Exercise instructions:
Leave out every picture, then output exactly the lines between the ones holding "Rebuild this chart as a component, using" and "Chart.register(...registerables);", inclusive, and nothing beyond them.

Exercise materials:
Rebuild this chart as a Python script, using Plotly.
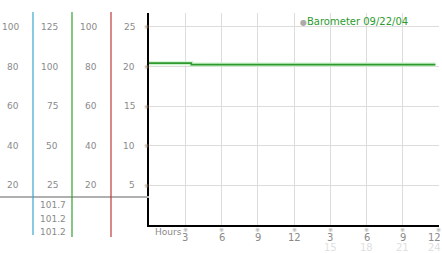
---
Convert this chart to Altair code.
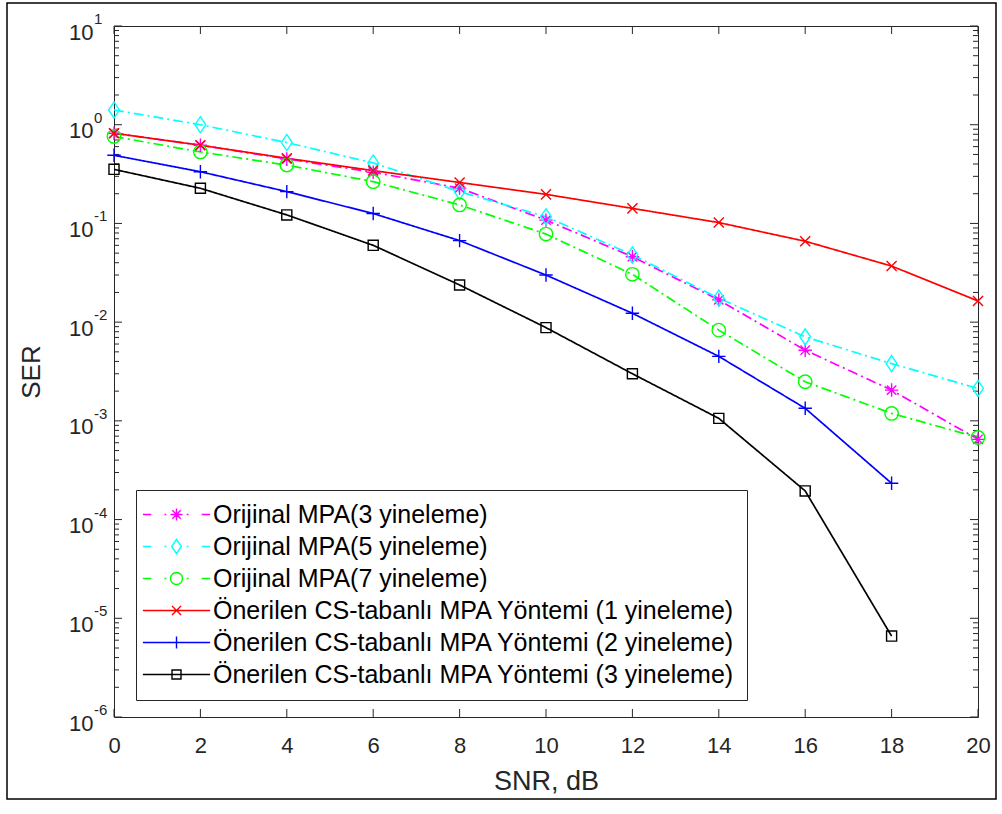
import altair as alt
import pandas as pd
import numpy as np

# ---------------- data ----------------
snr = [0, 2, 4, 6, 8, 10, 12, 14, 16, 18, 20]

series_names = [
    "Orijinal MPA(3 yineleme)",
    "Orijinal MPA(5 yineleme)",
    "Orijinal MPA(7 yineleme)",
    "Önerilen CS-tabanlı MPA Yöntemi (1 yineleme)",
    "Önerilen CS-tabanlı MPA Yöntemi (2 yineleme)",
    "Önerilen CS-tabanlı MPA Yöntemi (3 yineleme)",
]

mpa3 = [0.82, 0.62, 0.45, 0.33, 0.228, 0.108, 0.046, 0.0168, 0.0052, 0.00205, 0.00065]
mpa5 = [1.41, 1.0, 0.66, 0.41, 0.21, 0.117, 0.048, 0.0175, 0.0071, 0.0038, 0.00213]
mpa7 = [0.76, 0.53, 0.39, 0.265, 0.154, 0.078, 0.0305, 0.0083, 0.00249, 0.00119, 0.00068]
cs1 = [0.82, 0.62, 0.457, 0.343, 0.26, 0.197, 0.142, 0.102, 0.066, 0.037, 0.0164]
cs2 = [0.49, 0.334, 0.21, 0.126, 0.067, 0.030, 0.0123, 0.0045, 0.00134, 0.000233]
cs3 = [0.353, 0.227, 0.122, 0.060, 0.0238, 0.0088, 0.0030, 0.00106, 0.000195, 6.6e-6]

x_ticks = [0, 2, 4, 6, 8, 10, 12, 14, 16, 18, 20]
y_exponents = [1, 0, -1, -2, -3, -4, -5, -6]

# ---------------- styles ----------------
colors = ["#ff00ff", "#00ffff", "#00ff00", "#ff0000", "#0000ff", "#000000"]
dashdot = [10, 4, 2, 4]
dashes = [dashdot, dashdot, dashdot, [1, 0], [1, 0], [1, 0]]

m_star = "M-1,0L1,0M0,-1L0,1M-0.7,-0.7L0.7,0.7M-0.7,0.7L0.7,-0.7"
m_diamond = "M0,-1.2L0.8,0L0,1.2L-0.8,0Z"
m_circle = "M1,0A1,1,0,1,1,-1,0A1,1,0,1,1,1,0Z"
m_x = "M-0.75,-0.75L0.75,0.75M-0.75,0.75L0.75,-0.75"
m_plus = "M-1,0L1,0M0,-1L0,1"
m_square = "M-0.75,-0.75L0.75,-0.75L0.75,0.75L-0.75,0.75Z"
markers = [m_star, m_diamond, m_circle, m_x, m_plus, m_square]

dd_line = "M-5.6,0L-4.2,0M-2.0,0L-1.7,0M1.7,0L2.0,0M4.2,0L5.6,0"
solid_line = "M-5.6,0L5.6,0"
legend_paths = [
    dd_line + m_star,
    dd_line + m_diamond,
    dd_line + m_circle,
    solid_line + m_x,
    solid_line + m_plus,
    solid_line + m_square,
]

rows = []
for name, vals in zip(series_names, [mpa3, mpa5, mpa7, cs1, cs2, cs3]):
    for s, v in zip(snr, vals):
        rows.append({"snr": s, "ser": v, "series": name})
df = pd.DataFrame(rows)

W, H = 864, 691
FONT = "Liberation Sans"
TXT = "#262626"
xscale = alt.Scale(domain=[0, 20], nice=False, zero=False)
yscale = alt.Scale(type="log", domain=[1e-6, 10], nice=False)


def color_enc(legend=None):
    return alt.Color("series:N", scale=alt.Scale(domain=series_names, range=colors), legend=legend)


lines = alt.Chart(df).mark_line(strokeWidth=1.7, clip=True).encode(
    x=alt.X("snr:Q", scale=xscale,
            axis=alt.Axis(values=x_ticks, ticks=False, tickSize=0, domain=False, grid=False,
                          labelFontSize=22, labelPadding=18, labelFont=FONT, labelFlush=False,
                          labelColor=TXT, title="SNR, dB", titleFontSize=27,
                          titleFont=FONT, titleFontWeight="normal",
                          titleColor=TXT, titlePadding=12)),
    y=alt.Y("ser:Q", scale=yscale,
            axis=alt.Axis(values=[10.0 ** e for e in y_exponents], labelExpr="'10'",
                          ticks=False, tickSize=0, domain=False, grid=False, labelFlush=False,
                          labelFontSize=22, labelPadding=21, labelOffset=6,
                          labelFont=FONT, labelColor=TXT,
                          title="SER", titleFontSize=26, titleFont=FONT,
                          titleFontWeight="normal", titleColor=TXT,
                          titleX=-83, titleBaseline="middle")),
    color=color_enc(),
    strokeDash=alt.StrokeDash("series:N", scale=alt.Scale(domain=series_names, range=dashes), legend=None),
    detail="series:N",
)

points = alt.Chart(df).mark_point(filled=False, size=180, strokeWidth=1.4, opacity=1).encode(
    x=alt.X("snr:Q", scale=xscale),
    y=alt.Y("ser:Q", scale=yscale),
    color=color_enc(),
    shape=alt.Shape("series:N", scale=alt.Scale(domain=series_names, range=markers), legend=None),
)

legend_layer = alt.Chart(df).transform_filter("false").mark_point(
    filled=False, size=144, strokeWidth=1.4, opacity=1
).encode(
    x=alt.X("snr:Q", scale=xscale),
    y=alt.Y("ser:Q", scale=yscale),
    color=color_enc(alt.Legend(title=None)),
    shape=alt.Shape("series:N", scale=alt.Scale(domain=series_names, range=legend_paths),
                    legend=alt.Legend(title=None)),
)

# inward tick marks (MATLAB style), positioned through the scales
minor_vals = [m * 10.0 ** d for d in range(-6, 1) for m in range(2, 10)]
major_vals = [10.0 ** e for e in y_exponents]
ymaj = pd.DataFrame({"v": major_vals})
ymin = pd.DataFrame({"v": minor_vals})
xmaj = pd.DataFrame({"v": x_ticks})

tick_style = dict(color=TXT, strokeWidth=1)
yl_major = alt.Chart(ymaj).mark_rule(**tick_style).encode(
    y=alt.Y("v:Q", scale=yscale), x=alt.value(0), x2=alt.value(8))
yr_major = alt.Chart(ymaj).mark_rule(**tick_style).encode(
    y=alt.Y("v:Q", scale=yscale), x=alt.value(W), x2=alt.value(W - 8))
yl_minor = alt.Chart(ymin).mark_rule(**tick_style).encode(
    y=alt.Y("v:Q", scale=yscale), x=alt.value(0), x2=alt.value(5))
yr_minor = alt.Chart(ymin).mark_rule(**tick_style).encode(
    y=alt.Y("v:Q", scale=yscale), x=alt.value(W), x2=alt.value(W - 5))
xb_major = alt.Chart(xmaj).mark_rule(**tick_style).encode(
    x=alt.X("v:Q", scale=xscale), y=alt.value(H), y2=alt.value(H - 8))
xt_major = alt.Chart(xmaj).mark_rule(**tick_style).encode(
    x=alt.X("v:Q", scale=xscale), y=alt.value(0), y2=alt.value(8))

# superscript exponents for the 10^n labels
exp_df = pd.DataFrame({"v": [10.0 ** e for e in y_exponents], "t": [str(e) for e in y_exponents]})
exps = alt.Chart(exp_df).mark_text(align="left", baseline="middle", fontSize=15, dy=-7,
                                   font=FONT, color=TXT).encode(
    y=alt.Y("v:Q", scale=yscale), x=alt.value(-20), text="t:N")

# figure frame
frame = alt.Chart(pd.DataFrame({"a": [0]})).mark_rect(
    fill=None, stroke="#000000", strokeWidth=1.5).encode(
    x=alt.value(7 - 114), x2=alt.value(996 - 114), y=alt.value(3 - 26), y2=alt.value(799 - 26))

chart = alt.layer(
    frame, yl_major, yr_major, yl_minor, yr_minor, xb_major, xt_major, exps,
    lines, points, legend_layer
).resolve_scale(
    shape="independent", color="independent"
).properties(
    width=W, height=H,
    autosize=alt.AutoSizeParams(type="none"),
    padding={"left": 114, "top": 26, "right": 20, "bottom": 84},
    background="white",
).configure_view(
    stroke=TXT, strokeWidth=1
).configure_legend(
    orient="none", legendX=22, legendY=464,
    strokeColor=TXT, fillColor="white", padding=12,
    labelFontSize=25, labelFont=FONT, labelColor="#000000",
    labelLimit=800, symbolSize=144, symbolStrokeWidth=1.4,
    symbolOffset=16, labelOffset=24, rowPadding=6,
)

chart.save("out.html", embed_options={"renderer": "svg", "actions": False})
...
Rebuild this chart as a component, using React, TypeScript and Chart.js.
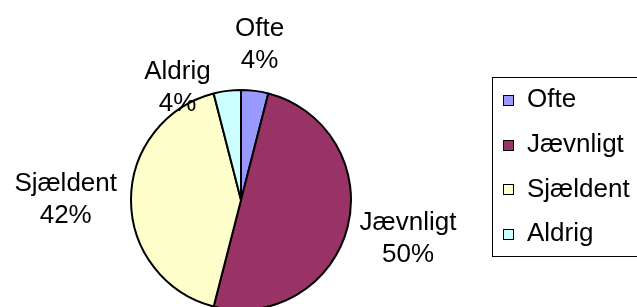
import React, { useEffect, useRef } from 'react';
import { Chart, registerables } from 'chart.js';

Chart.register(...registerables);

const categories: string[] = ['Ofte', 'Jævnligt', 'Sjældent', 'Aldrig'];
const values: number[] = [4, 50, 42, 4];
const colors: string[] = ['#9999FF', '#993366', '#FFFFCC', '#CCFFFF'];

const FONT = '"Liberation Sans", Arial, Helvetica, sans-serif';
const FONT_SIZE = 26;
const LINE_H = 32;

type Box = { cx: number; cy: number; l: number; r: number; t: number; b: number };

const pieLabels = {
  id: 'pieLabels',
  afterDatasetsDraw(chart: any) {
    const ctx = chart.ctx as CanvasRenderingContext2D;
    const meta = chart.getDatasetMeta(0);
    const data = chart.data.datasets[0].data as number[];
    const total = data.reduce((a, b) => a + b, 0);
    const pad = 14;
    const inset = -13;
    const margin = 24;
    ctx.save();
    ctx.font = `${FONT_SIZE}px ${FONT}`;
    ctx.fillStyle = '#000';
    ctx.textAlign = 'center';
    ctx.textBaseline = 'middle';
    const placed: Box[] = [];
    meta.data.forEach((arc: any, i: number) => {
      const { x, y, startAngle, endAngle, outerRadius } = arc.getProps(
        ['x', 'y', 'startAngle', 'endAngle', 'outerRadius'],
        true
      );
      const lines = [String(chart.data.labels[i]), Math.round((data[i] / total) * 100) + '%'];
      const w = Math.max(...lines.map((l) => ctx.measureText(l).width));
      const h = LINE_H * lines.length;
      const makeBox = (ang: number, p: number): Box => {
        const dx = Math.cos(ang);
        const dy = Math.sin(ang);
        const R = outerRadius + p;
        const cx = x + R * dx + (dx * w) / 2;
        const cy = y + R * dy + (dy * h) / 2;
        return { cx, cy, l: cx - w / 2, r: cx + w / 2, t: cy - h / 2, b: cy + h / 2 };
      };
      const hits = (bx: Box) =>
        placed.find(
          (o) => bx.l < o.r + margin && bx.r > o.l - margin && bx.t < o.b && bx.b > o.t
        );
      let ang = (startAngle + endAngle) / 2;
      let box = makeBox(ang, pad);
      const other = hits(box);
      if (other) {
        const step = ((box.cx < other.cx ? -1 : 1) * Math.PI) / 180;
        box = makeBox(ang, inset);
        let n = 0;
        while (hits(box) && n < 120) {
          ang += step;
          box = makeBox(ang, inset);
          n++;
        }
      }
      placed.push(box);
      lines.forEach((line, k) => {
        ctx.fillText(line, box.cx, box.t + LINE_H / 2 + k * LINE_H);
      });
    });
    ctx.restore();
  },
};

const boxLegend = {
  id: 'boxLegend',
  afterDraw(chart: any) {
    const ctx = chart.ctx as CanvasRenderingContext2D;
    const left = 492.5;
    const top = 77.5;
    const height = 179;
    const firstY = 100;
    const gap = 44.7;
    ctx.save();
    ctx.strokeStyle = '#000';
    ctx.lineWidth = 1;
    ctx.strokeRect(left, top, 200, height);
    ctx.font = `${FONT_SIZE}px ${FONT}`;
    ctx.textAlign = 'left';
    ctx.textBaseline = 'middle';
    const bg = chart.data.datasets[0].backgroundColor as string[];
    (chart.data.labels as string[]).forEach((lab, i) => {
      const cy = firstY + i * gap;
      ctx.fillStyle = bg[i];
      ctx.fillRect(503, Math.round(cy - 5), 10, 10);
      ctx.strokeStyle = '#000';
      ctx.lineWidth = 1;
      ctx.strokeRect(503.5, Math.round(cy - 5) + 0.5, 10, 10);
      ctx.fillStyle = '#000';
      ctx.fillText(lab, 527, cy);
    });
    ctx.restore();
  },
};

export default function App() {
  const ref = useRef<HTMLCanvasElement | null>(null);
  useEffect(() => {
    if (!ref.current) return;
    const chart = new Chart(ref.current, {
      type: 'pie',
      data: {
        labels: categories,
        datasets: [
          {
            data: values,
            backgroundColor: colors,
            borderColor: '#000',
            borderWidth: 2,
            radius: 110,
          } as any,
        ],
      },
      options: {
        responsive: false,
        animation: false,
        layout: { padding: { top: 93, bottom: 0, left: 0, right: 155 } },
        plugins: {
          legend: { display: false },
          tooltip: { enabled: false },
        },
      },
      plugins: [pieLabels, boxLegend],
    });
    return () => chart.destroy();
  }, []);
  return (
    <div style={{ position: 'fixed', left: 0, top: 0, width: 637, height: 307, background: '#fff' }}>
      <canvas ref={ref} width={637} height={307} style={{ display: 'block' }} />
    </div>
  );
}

Exercise result:
Rebuild this chart as a component, using React, TypeScript and Chart.js.
import React, { useEffect, useRef } from 'react';
import { Chart, registerables } from 'chart.js';

Chart.register(...registerables);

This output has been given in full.